- The Girl Guides badge featured the peacock. The Burmese Scout motto "အစဉ်အသင့်" (asin athint [ʔəsʰɪ̀ɰ̃ʔəðɪ̰ɰ̃]) translated "Always Prepared" is written below.
- Founded: 2014
- Membership: 29,067
- Affiliation: World Association of Girl Guides and Girl Scouts

= Myanmar Girl Guides =

Youth organization

Myanmar Girl Guides is the national Guiding organization of Myanmar. The organization was founded in 2014 and is currently an associate member of the World Association of Girl Guides and Girl Scouts. It serves 29,067 members (as of 2014).

== History ==

The Union of Burma Girl Guides Association (ပြည်ထောင်စု မြန်မာနိုင်ငံတော် ကင်းထောက်မယ်များ အသင်း) was the organization for Girl Guides in Burma.
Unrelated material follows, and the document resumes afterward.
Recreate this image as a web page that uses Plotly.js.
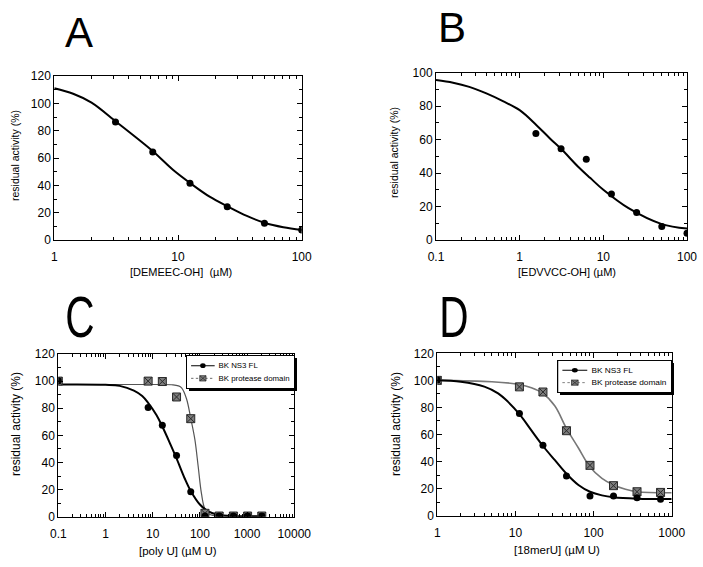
<!DOCTYPE html>
<html><head><meta charset="utf-8">
<script src="https://cdn.plot.ly/plotly-3.0.1.min.js"></script>
<style>html,body{margin:0;padding:0;background:#fff;}#chart{width:703px;height:567px;}</style>
</head><body><div id="chart"></div>
<script>
// ---------- DATA ----------
// Panel A
const A_x = [3.125, 6.25, 12.5, 25, 50, 100];
const A_y = [86.3, 64.4, 41.5, 24.4, 12.2, 7.3];
const A_fit_x = [1, 1.42, 2, 3.16, 4.35, 6.36, 9.2, 12.6, 18, 25.4, 36, 50, 71, 100];
const A_fit_y = [111, 107, 100.5, 86.5, 76.6, 64.4, 51, 41.5, 31.7, 24.4, 17.6, 12.6, 9.3, 7.3];
// Panel B
const B_x = [1.5625, 3.125, 6.25, 12.5, 25, 50, 100];
const B_y = [63.7, 54.6, 48.2, 27.5, 16.5, 8.0, 4.0];
const B_fit_x = [0.1, 0.16, 0.25, 0.4, 0.63, 1, 1.6, 2.3, 3.125, 5, 7, 10, 20, 50, 100];
const B_fit_y = [95.6, 94, 91.5, 87.6, 83, 77.6, 68.5, 60.7, 54.5, 43.8, 37, 30, 19, 9.5, 6.8];
// Panel C
const C_x = [0.1, 8, 16, 32, 64, 128, 256, 512, 1024, 2048];
const C_fl = [100.3, 80.6, 67.4, 45.2, 18.4, 0.5, 0.5, 0.5, 0.5, 0.5];
const C_pd = [100, 100, 99.7, 88.3, 72.3, 2.5, 0.5, 0.5, 0.5, 0.5];
const C_fl_fit_x = [0.1, 1, 2, 4, 6, 8, 12, 16, 24, 32, 48, 64, 100, 150, 250, 500, 2048];
const C_fl_fit_y = [97.5, 97.3, 96.5, 93, 89, 84, 75, 66.5, 53, 43, 28, 19, 9, 4, 1.5, 0.5, 0.3];
const C_pd_fit_x = [0.1, 10, 27, 35, 41, 52, 64, 78.6, 92, 108, 127, 163, 260, 2048];
const C_pd_fit_y = [97.5, 97.5, 97.3, 96.5, 95, 87, 72.5, 56.5, 37, 17, 6, 1.7, 0.5, 0.3];
// Panel D
const D_x = [1, 11.25, 22.5, 45, 90, 180, 360, 720];
const D_fl = [100.3, 75.6, 52, 29.3, 14.5, 14.5, 13.2, 12.1];
const D_pd = [100, 95.2, 91.4, 62.8, 37.2, 22.2, 17.7, 17.2];
const D_fl_fit_x = [1, 2, 4, 6, 8, 11.25, 16, 22.5, 32, 45, 64, 90, 128, 180, 360, 1000];
const D_fl_fit_y = [100, 99, 95.4, 90.4, 84.3, 75, 63, 51.5, 41, 31, 22.7, 17.7, 15, 13.6, 12.6, 12.3];
const D_pd_fit_x = [1, 5, 11.25, 16, 22.5, 32, 45, 64, 90, 128, 180, 256, 360, 1000];
const D_pd_fit_y = [100, 99, 97, 94.6, 90.4, 81, 64.5, 50, 36, 27.6, 22.7, 19.5, 17.7, 17];

// Tick labels
const A_xticks = [1, 10, 100];
const B_xticks = [0.1, 1, 10, 100];
const C_xticks = [0.1, 1, 10, 100, 1000, 10000];
const D_xticks = [1, 10, 100, 1000];
const y120_ticks = [0, 20, 40, 60, 80, 100, 120];
const y100_ticks = [0, 20, 40, 60, 80, 100];

const panelLetters = ['A', 'B', 'C', 'D'];
const yTitle = 'residual activity (%)';
const xTitles = ['[DEMEEC-OH]  (µM)', '[EDVVCC-OH] (µM)', '[poly U] (µM U)', '[18merU] (µM U)'];
const legendNames = ['BK NS3 FL', 'BK protease domain'];

// ---------- LAYOUT HELPERS ----------
const W = 703, H = 567;
const px = v => v / W;
const py = v => 1 - v / H;
const FONT = 'Liberation Sans, Arial, Helvetica, sans-serif';

function fmt(v) { return String(v); }
function minorLog(lo, hi) {
  const out = [];
  for (let e = lo; e < hi; e++) for (let m = 2; m <= 9; m++) out.push(m * Math.pow(10, e));
  return out;
}
function xaxis(dom, lo, hi, ticks) {
  return {
    type: 'log', domain: dom, range: [lo, hi],
    tickmode: 'array', tickvals: ticks, ticktext: ticks.map(fmt),
    ticks: 'inside', ticklen: 5, tickwidth: 1, tickcolor: '#000',
    minor: { tickmode: 'array', tickvals: minorLog(lo, hi), ticks: 'inside', ticklen: 3, tickcolor: '#000' },
    showline: true, linecolor: '#000', linewidth: 1, mirror: 'ticks',
    showgrid: false, zeroline: false, ticklabelstandoff: 6,
    tickfont: { family: FONT, size: 12, color: '#000' }
  };
}
function yaxis(dom, top, ticks) {
  return {
    domain: dom, range: [0, top],
    tickmode: 'array', tickvals: ticks, ticktext: ticks.map(fmt),
    ticks: 'inside', ticklen: 5, tickwidth: 1, tickcolor: '#000',
    minor: { dtick: 10, ticks: 'inside', ticklen: 3, tickcolor: '#000' },
    showline: true, linecolor: '#000', linewidth: 1, mirror: 'ticks',
    showgrid: false, zeroline: false,
    tickfont: { family: FONT, size: 12, color: '#000' }
  };
}

// ---------- TRACES ----------
const circle = { symbol: 'circle', size: 7, color: '#000' };
const square = { symbol: 'square-x', size: 8, color: '#7d7d7d', line: { color: '#2a2a2a', width: 1 } };
const fitBlack = { color: '#000', width: 2, shape: 'spline' };
const fitGray = { color: '#555', width: 1.2, shape: 'spline' };

const traces = [
  // A
  { x: A_fit_x, y: A_fit_y, xaxis: 'x', yaxis: 'y', mode: 'lines', line: fitBlack, showlegend: false },
  { x: A_x, y: A_y, xaxis: 'x', yaxis: 'y', mode: 'markers', marker: circle, showlegend: false },
  // B
  { x: B_fit_x, y: B_fit_y, xaxis: 'x2', yaxis: 'y2', mode: 'lines', line: fitBlack, showlegend: false },
  { x: B_x, y: B_y, xaxis: 'x2', yaxis: 'y2', mode: 'markers', marker: circle, showlegend: false },
  // C
  { x: C_pd_fit_x, y: C_pd_fit_y, xaxis: 'x3', yaxis: 'y3', mode: 'lines', line: fitGray, showlegend: false },
  { x: C_fl_fit_x, y: C_fl_fit_y, xaxis: 'x3', yaxis: 'y3', mode: 'lines', line: fitBlack, showlegend: false },
  { x: C_x, y: C_pd, xaxis: 'x3', yaxis: 'y3', mode: 'markers', marker: square, showlegend: false },
  { x: C_x, y: C_fl, xaxis: 'x3', yaxis: 'y3', mode: 'markers', marker: circle, showlegend: false },
  { x: [null], y: [null], xaxis: 'x3', yaxis: 'y3', mode: 'lines+markers', name: legendNames[0], legend: 'legend',
    line: { color: '#000', width: 1.5 }, marker: circle },
  { x: [null], y: [null], xaxis: 'x3', yaxis: 'y3', mode: 'lines+markers', name: legendNames[1], legend: 'legend',
    line: { color: '#333', width: 1, dash: 'dot' }, marker: square },
  // D
  { x: D_pd_fit_x, y: D_pd_fit_y, xaxis: 'x4', yaxis: 'y4', mode: 'lines', line: { color: '#777', width: 1.6, shape: 'spline' }, showlegend: false },
  { x: D_fl_fit_x, y: D_fl_fit_y, xaxis: 'x4', yaxis: 'y4', mode: 'lines', line: fitBlack, showlegend: false },
  { x: D_x, y: D_pd, xaxis: 'x4', yaxis: 'y4', mode: 'markers', marker: square, showlegend: false },
  { x: D_x, y: D_fl, xaxis: 'x4', yaxis: 'y4', mode: 'markers', marker: circle, showlegend: false },
  { x: [null], y: [null], xaxis: 'x4', yaxis: 'y4', mode: 'lines+markers', name: legendNames[0], legend: 'legend2',
    line: { color: '#000', width: 1.5 }, marker: circle },
  { x: [null], y: [null], xaxis: 'x4', yaxis: 'y4', mode: 'lines+markers', name: legendNames[1], legend: 'legend2',
    line: { color: '#555', width: 1, dash: 'dot' }, marker: square }
];

// ---------- ANNOTATIONS ----------
const ann = [];
function text(x, y, t, size, angle, name) {
  ann.push({ xref: 'paper', yref: 'paper', x: px(x), y: py(y), text: t, showarrow: false,
    xanchor: 'center', yanchor: 'middle', textangle: angle || 0, name: name || '',
    font: { family: FONT, size: size, color: '#000' } });
}
text(79, 32, panelLetters[0], 42);
text(452, 27, panelLetters[1], 42);
text(80, 316, panelLetters[2], 58, 0, 'narrow');
text(454, 316, panelLetters[3], 58, 0, 'narrow');
text(15, 156, yTitle, 10.5, -90);
text(394, 153, yTitle, 10.5, -90);
text(16, 424, yTitle, 12, -90);
text(396, 424, yTitle, 12, -90);
text(181, 272, xTitles[0], 11);
text(567, 272, xTitles[1], 11);
text(178, 551, xTitles[2], 11.5);
text(557, 550, xTitles[3], 11.5);

// legend boxes (target size in page pixels) and their drop shadows
const legBoxC = [186, 355, 108, 33];
const legBoxD = [557, 360, 114, 32];
const shadow = b => ({ type: 'rect', xref: 'paper', yref: 'paper',
  x0: px(b[0] + 3), x1: px(b[0] + b[2] + 3), y0: py(b[1] + 3), y1: py(b[1] + b[3] + 3),
  fillcolor: '#000', line: { width: 0 }, layer: 'above' });
const shapes = [shadow(legBoxC), shadow(legBoxD)];

const legendStyle = b => ({
  x: px(b[0]), y: py(b[1]), xanchor: 'left', yanchor: 'top',
  bgcolor: '#fff', bordercolor: '#000', borderwidth: 1.5,
  font: { family: FONT, size: 10, color: '#000' },
  tracegroupgap: 0, itemwidth: 30
});

const layout = {
  width: W, height: H,
  margin: { l: 0, r: 0, t: 0, b: 0 },
  paper_bgcolor: '#fff', plot_bgcolor: '#fff',
  showlegend: true,
  xaxis: Object.assign(xaxis([px(54.3), px(301.7)], 0, 2, A_xticks), { anchor: 'y' }),
  yaxis: Object.assign(yaxis([py(240), py(76)], 120, y120_ticks), { anchor: 'x' }),
  xaxis2: Object.assign(xaxis([px(436), px(687)], -1, 2, B_xticks), { anchor: 'y2' }),
  yaxis2: Object.assign(yaxis([py(240), py(72.7)], 100, y100_ticks), { anchor: 'x2' }),
  xaxis3: Object.assign(xaxis([px(58.3), px(294.3)], -1, 4, C_xticks), { anchor: 'y3' }),
  yaxis3: Object.assign(yaxis([py(516.7), py(354)], 120, y120_ticks), { anchor: 'x3' }),
  xaxis4: Object.assign(xaxis([px(437.3), px(671.7)], 0, 3, D_xticks), { anchor: 'y4' }),
  yaxis4: Object.assign(yaxis([py(515.7), py(353.3)], 120, y120_ticks), { anchor: 'x4' }),
  legend: legendStyle(legBoxC),
  legend2: legendStyle(legBoxD),
  annotations: ann,
  shapes: shapes
};

Plotly.newPlot('chart', traces, layout, { displayModeBar: false, staticPlot: true }).then(gd => {
  // condensed panel letters C and D
  gd.querySelectorAll('.annotation-text').forEach(t => {
    const s = t.textContent;
    if (s === 'C' || s === 'D') {
      t.style.transformBox = 'fill-box';
      t.style.transformOrigin = 'center';
      t.style.transform = 'scaleX(0.7)';
    }
  });
  // fit each legend into the reference box size (condensed look)
  const boxes = { legend: legBoxC, legend2: legBoxD };
  Object.keys(boxes).forEach(k => {
    const g = gd.querySelector('g.' + k);
    if (!g) return;
    const bg = g.querySelector('rect.bg');
    const w = parseFloat(bg.getAttribute('width')), h = parseFloat(bg.getAttribute('height'));
    const b = boxes[k];
    const tr = g.getAttribute('transform') || '';
    g.setAttribute('transform', tr + ' scale(' + (b[2] / w) + ',' + (b[3] / h) + ')');
  });
});
</script></body></html>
Boy Scouts and Girl Guides in Burma merged in 1962 to form the coeducational Union of Burma Boy Scouts and Girl Guides (UBBSGG), which was active until 1964, reaching a membership high-point of 93,562.

===Uniform===

The Girl Guide uniform consisted of a royal blue longyi, white blouse with royal blue buttons, a Guide company neckerchief in company colors, royal blue shoulder tabs, and for patrol leaders, royal blue stripes, completed with white slippers.

===Disbandment===
On March 1, 1964 the military government dissolved the Boy Scouts, Lieutenant Ye Htoon, the Director General of UBBSGG reported. The assets of the association were turned over to the Ministry of Education, which was authorized to form Programme Youth Organizations, the youth wing of the Burma Socialist Programme Party. Girl Guiding was not immediately outlawed, and the standalone Union of Burma Girl Guides Association remained a member of the World Association of Girl Guides and Girl Scouts, and was last mentioned by WAGGGS in 1969.

===Legacy===

Guiding traditions are still being passed down orally. An Australian Girl Guide leader says "I have warm memories of singing Kookaburra with some former Guides from Burma who were studying in Sydney - this was in about 1984 and Guiding was forbidden in Burma. The girls came to our Guide Unit's campfire at Glengarry in Sydney - the Guides were amazed that the Burmese students knew so many of the campfire songs that they also knew. The Burmese girls taught the Guides to sing Kookaburra in Burmese."

== Motto and slogan ==
The motto of Myanmar scouts and girl guides is "အစဉ်အသင့်" (Be prepared) and their slogan is "ကောင်းမှုတစ်ခုနေ့စဉ်ပြု" (Do a good thing everyday).